Stated goal –
Check every line below for the word "Write" and show those that hold it.

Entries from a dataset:
⁂

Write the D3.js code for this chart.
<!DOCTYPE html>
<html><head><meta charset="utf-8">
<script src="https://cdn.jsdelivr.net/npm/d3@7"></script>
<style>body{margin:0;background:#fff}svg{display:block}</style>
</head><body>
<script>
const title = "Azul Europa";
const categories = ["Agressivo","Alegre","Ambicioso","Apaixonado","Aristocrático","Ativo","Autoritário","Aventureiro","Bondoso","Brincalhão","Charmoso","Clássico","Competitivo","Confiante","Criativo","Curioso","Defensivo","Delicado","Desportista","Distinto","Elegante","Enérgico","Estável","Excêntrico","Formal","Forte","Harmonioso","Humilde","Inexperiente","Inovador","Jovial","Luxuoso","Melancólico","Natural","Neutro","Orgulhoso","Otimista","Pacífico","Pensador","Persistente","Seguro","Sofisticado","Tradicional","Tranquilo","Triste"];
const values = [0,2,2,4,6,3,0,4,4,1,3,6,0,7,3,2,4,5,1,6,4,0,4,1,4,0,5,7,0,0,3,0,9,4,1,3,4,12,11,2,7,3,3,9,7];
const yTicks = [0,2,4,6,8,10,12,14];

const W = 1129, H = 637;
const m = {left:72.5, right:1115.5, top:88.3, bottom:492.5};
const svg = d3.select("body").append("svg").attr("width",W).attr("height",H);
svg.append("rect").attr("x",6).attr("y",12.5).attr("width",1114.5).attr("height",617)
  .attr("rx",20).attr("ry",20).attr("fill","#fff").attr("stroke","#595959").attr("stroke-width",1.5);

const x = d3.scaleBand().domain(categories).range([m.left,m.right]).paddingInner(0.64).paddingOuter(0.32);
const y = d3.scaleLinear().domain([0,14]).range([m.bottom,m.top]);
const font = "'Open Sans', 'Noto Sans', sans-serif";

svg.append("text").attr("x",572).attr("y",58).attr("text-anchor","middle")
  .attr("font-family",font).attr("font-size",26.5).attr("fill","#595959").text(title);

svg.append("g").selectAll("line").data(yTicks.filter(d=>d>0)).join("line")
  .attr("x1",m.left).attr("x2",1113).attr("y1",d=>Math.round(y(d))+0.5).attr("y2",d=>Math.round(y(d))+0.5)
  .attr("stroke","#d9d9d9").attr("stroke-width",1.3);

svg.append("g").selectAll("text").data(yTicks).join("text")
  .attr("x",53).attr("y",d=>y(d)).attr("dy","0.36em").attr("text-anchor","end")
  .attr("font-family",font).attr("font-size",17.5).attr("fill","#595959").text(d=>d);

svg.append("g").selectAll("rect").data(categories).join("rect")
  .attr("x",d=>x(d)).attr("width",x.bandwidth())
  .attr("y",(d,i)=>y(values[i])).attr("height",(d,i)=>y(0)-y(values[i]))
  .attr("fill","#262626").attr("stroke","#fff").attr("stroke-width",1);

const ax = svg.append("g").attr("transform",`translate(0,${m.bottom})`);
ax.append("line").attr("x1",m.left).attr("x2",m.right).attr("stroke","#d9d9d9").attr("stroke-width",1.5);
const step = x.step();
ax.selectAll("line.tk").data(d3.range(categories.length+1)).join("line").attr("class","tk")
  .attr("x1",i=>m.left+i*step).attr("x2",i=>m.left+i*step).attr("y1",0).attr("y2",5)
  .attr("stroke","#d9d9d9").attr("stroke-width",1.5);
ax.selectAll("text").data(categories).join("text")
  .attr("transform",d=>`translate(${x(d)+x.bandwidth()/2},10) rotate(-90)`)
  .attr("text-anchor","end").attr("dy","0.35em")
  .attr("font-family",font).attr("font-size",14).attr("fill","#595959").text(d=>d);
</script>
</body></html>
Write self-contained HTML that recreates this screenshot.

⁂

Answer to the task –
Write the D3.js code for this chart.
Write self-contained HTML that recreates this screenshot.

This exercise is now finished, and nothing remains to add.